Ustaz Ahmad Sarwat dalam buku Sejarah Puasa menjelaskan, meskipun makan sahur itu hukumnya sunnah, namun secara tegas Rasulullah SAW menyebutkan bahwa makan sahur itu adalah hal yang membedakan antara puasa orang Muslim dengan puasa umat agama lain, khususnya agama ahli kitab baik itu Nasrani maupun Yahudi.
Hal itu bukan sekadar karangan ulama, melainkan berdasrkan sabda Rasulullah SAW, “Fashl maa baina shiyaamina wa shiyaami ahlil-kitaabi aklatuhu as-sahar,”. Yang artinya, “Yang membedakan antara puasa kita dan puasa ahli kitab adalah makan sahur,”.

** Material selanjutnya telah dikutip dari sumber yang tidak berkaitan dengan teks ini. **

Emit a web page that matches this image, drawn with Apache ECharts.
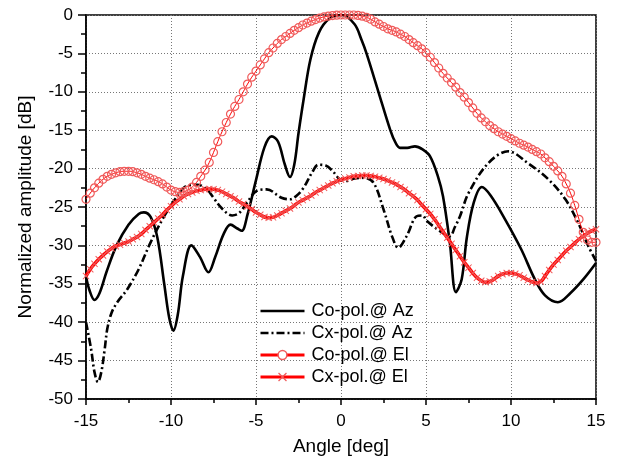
<!DOCTYPE html>
<html>
<head>
<meta charset="utf-8">
<script src="https://cdn.jsdelivr.net/npm/echarts@6/dist/echarts.min.js"></script>
<style>
  html, body { margin: 0; padding: 0; background: #fff; }
  #chart { width: 618px; height: 461px; }
</style>
</head>
<body>
<div id="chart"></div>
<script>
// Co-polar azimuth cut: [angle deg, dB]
const coPolAz = [
  [-15, -34.0], [-14.8, -35.8], [-14.5, -37.1], [-14.2, -36.2], [-13.8, -33.5],
  [-13.2, -30.0], [-12.5, -27.3], [-11.9, -25.9], [-11.6, -25.7], [-11.2, -26.3],
  [-10.8, -29.0], [-10.4, -35.0], [-10.1, -39.5], [-9.86, -41.1], [-9.6, -39.0],
  [-9.3, -34.0], [-8.8, -30.0], [-8.3, -31.5], [-7.8, -33.5], [-7.4, -31.5],
  [-6.9, -28.5], [-6.5, -27.3], [-6.1, -27.8], [-5.84, -28.1], [-5.5, -26.0],
  [-5.0, -21.5], [-4.5, -17.2], [-4.08, -15.8], [-3.7, -16.5], [-3.3, -19.5],
  [-3.0, -21.1], [-2.75, -19.5], [-2.5, -15.4], [-2.2, -11.0], [-1.8, -5.8],
  [-1.3, -2.3], [-0.7, -0.5], [0.05, 0], [0.8, -1.2],
  [1.2, -3.2], [1.5, -5.0], [2.2, -10.0], [2.9, -15.0], [3.2, -16.6],
  [3.47, -17.3], [3.9, -17.3], [4.35, -17.1], [4.8, -17.5], [5.24, -18.4],
  [5.7, -21.0], [6.0, -23.6], [6.4, -29.6], [6.76, -36.1], [7.1, -34.4],
  [7.4, -29.0], [7.8, -24.5], [8.28, -22.4], [8.8, -23.5], [9.65, -26.6],
  [10.6, -30.5], [11.4, -34.4], [12.0, -36.5], [12.76, -37.4], [13.5, -36.2],
  [14.3, -34.3], [15, -32.3]
];

// Cross-polar azimuth cut: [angle deg, dB]
const cxPolAz = [
  [-15, -40.0], [-14.7, -43.5], [-14.5, -46.5], [-14.3, -47.8], [-14.1, -46.5],
  [-13.9, -43.5], [-13.75, -40.9], [-13.5, -38.8], [-13.16, -37.4], [-12.57, -35.7],
  [-11.9, -33.1], [-11.2, -29.6], [-10.4, -26.2], [-9.7, -23.8], [-9.2, -22.4],
  [-8.45, -22.1], [-7.9, -22.7], [-7.5, -23.8], [-7.0, -25.2], [-6.4, -26.1],
  [-6.0, -25.8], [-5.55, -24.5], [-4.96, -22.9], [-4.37, -22.7], [-3.5, -23.8],
  [-3.0, -24.0], [-2.6, -23.5], [-2.2, -22.5], [-1.7, -20.5], [-1.33, -19.5],
  [-0.9, -19.6], [-0.5, -20.3], [-0.06, -21.4], [0.33, -21.6], [0.8, -21.3],
  [1.3, -21.2], [1.9, -21.8], [2.5, -25.3], [3.0, -28.8], [3.37, -30.3],
  [3.86, -28.8], [4.45, -26.2], [4.8, -26.1], [5.04, -26.8], [5.8, -28.1],
  [6.4, -28.8], [6.7, -27.6], [7.0, -26.2], [7.5, -23.2], [8.66, -19.3],
  [9.84, -17.75], [11.0, -19.3], [12.2, -21.4], [13.2, -24.0], [13.96, -27.1],
  [14.55, -30.1], [15, -32.0]
];

// Elevation cuts are sampled every 0.25 deg from -15 to 15
const elStart = -15;
const elStep = 0.25;

const coPolEl = [
  -24.0, -23.2, -22.5, -21.9, -21.4, -21.0, -20.75, -20.55, -20.4, -20.35,
  -20.35, -20.4, -20.55, -20.75, -21.0, -21.25, -21.45, -21.7, -22.0, -22.4,
  -22.8, -23.0, -23.1, -23.0, -22.8, -22.4, -21.8, -21.0, -20.2, -19.2,
  -17.9, -16.5, -15.2, -14.0, -12.9, -11.9, -11.0, -10.0, -9.0, -8.1,
  -7.3, -6.5, -5.7, -4.9, -4.3, -3.7, -3.2, -2.8, -2.4, -2.0,
  -1.65, -1.3, -1.05, -0.8, -0.6, -0.4, -0.25, -0.15, -0.07, -0.02,
  0, 0, 0, 0, -0.05, -0.15, -0.3, -0.55, -0.9, -1.2,
  -1.5, -1.8, -2.0, -2.2, -2.5, -2.8, -3.2, -3.6, -4.0, -4.4,
  -4.9, -5.5, -6.2, -6.9, -7.6, -8.2, -8.8, -9.4, -10.1, -10.7,
  -11.4, -12.1, -12.8, -13.4, -13.9, -14.4, -14.8, -15.2, -15.5, -15.8,
  -16.1, -16.4, -16.7, -16.95, -17.2, -17.5, -17.8, -18.1, -18.6, -19.1,
  -19.7, -20.3, -21.0, -22.0, -23.2, -24.8, -26.6, -28.3, -29.3, -29.6,
  -29.6
];

const cxPolEl = [
  -34.0, -33.1, -32.4, -31.8, -31.3, -30.8, -30.4, -30.1, -29.9, -29.7,
  -29.5, -29.2, -28.9, -28.5, -28.0, -27.5, -27.0, -26.5, -26.0, -25.4,
  -24.9, -24.4, -24.0, -23.6, -23.3, -23.1, -22.9, -22.8, -22.7, -22.65,
  -22.7, -22.8, -23.0, -23.3, -23.6, -23.9, -24.3, -24.6, -24.95, -25.3,
  -25.7, -26.0, -26.3, -26.4, -26.35, -26.1, -25.8, -25.5, -25.2, -24.8,
  -24.4, -24.1, -23.8, -23.5, -23.1, -22.8, -22.5, -22.2, -21.9, -21.65,
  -21.45, -21.3, -21.15, -21.0, -20.95, -20.9, -20.9, -20.95, -21.05, -21.2,
  -21.35, -21.55, -21.8, -22.05, -22.4, -22.75, -23.2, -23.6, -24.1, -24.7,
  -25.3, -25.9, -26.6, -27.4, -28.2, -29.0, -29.8, -30.6, -31.4, -32.2,
  -32.9, -33.6, -34.2, -34.6, -34.8, -34.7, -34.4, -34.0, -33.75, -33.6,
  -33.6, -33.7, -33.9, -34.2, -34.5, -34.75, -34.9, -34.7, -34.0, -33.2,
  -32.5, -31.9, -31.3, -30.7, -30.2, -29.7, -29.2, -28.8, -28.4, -28.1,
  -27.9
];

const seriesNames = ['Co-pol.@ Az', 'Cx-pol.@ Az', 'Co-pol.@ El', 'Cx-pol.@ El'];
const xTicks = [-15, 15, 5];
const yTicks = [-50, 0, 5];

const withAngles = vals => vals.map((v, i) => [elStart + i * elStep, v]);

const FONT = 'Liberation Sans, Arial, Helvetica, sans-serif';
const RED = '#ff0000';
const PINK = '#f05a5a';
const CROSS = 'path://M1,0L5,4L9,0L10,1L6,5L10,9L9,10L5,6L1,10L0,9L4,5L0,1Z';

const chart = echarts.init(document.getElementById('chart'), null, { renderer: 'canvas' });

const gridLine = { show: true, lineStyle: { color: '#777', width: 1, type: [1, 2] } };
const tickStyle = { color: '#000', width: 1.5 };
const noMarker = { opacity: 0, borderWidth: 0 };

chart.setOption({
  animation: false,
  backgroundColor: '#fff',
  textStyle: { fontFamily: FONT },
  grid: {
    left: 86, right: 22, top: 15, bottom: 61,
    show: true, borderColor: '#000', borderWidth: 1.5, backgroundColor: 'transparent'
  },
  legend: {
    orient: 'vertical',
    left: 259, top: 302, padding: 0,
    itemWidth: 44, itemHeight: 11, itemGap: 4,
    textStyle: { fontSize: 18, color: '#000', fontFamily: FONT, padding: [0, 0, 0, 2] },
    data: [
      { name: seriesNames[0], itemStyle: noMarker, lineStyle: { width: 2.6, color: '#000' } },
      { name: seriesNames[1], itemStyle: noMarker, lineStyle: { width: 2.6, color: '#000', type: [8, 3, 2, 3] } },
      { name: seriesNames[2], lineStyle: { width: 3, color: RED },
        itemStyle: { color: '#fff', borderColor: PINK, borderWidth: 1.5 } },
      { name: seriesNames[3], lineStyle: { width: 3, color: RED } }
    ]
  },
  xAxis: {
    type: 'value',
    min: xTicks[0], max: xTicks[1], interval: xTicks[2],
    name: 'Angle [deg]', nameLocation: 'middle', nameGap: 38,
    nameTextStyle: { fontSize: 19, color: '#000', fontFamily: FONT },
    axisLine: { show: true, onZero: false, lineStyle: tickStyle },
    axisTick: { show: true, inside: false, length: 6, lineStyle: tickStyle },
    minorTick: { show: true, splitNumber: 2, length: 4, lineStyle: tickStyle },
    axisLabel: { fontSize: 17, color: '#000', margin: 14, fontFamily: FONT },
    splitLine: gridLine
  },
  yAxis: {
    type: 'value',
    min: yTicks[0], max: yTicks[1], interval: yTicks[2],
    name: 'Normalized amplitude [dB]', nameLocation: 'middle', nameGap: 51, nameRotate: 90,
    nameTextStyle: { fontSize: 19, color: '#000', fontFamily: FONT },
    axisLine: { show: true, onZero: false, lineStyle: tickStyle },
    axisTick: { show: true, inside: false, length: 8, lineStyle: tickStyle },
    minorTick: { show: true, splitNumber: 2, length: 5, lineStyle: tickStyle },
    axisLabel: { fontSize: 17, color: '#000', margin: 13, fontFamily: FONT },
    splitLine: gridLine
  },
  series: [
    {
      name: seriesNames[0], type: 'line', data: coPolAz,
      smooth: 0.35, showSymbol: false, symbol: 'none',
      lineStyle: { color: '#000', width: 2.6 }, itemStyle: { color: '#000' }, z: 3
    },
    {
      name: seriesNames[1], type: 'line', data: cxPolAz,
      smooth: 0.35, showSymbol: false, symbol: 'none',
      lineStyle: { color: '#000', width: 2.6, type: [8, 3, 2, 3] }, itemStyle: { color: '#000' }, z: 3
    },
    {
      name: seriesNames[2], type: 'line', data: withAngles(coPolEl),
      smooth: true, symbol: 'circle', symbolSize: 8, showAllSymbol: true,
      lineStyle: { color: RED, width: 1 },
      itemStyle: { color: 'rgba(255,255,255,0)', borderColor: PINK, borderWidth: 1.2 }, z: 4
    },
    {
      name: seriesNames[3], type: 'line', data: withAngles(cxPolEl),
      smooth: true, symbol: CROSS, symbolSize: 7, showAllSymbol: true,
      lineStyle: { color: RED, width: 3.5 },
      itemStyle: { color: PINK }, z: 4
    }
  ]
});
</script>
</body>
</html>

Dijelaskan bahwa dari hadis ini diketahui, umat-umat lain meski diwajibkan berpuasa namun mereka tidak disyariatkan untuk melaksanakan makan sahur. Dan pada kenyataannya, hikmah dari makan sahur itu akhirnya akan dirasakan sendiri oleh umat Islam.
Sebab, puasa dapat menjadikan seorang hamba lebih kuat sebagaimana yang disampaikan Rasulullah SAW, “Ista’inuu bithaa’mi as-sahari ala shiyaami an-nahaari wa bil-qaylulati ala qiyaami al-laili,”. Yang artinya, “Mintalah bantuan dengan menyantap makan sahur agar kuat puasa di siang hari. Dan mintalah bantuan dengan tidur sejenak siang agar kuat shalat malam,”.